Every so often a movie comes along which is a game-changer for its genre, a film which adheres to the basic rules but approaches the task in such a way as to set a new bar; The Raid is such a film.

Directed by young Welshman Gareth Evans, what we have here is nothing less than a breathtaking reboot of the action movie. It's startlingly simple in its basic concept, but delivered with such panache and verve that, at times, it almost defies belief.

Imagine a mash-up between Die Hard, Assault on Precinct 13, Aliens, Fist of Fury and the early films of John Woo and you'd be halfway to picturing just how visceral and balletically violent this gem is.
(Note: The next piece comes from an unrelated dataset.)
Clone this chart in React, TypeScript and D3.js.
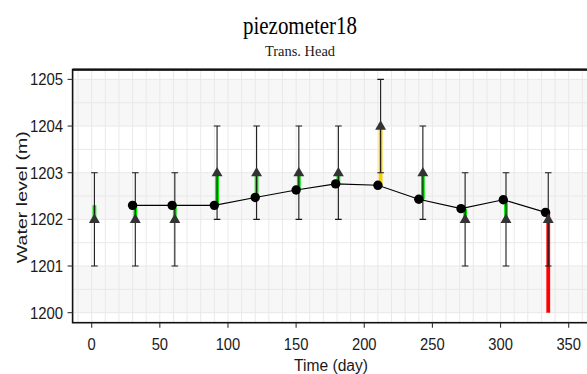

Set in Jakarta, a vicious drug lord (Ray Sahetapy) has been holed up in the top floor of an impregnable tower block for the best part of a decade, the dozen or so floors below him occupied by the dregs of Indonesia's criminal classes. The authorities despatch a SWAT team to take him down, only for things to unravel early in their mission. With bullets flying and bodies piling up, young cop Rama (Iko Uwais) has to rely on his considerable expertise in the Indonesian martial art of silat to negotiate his way through the bad lads and back to his pregnant wife.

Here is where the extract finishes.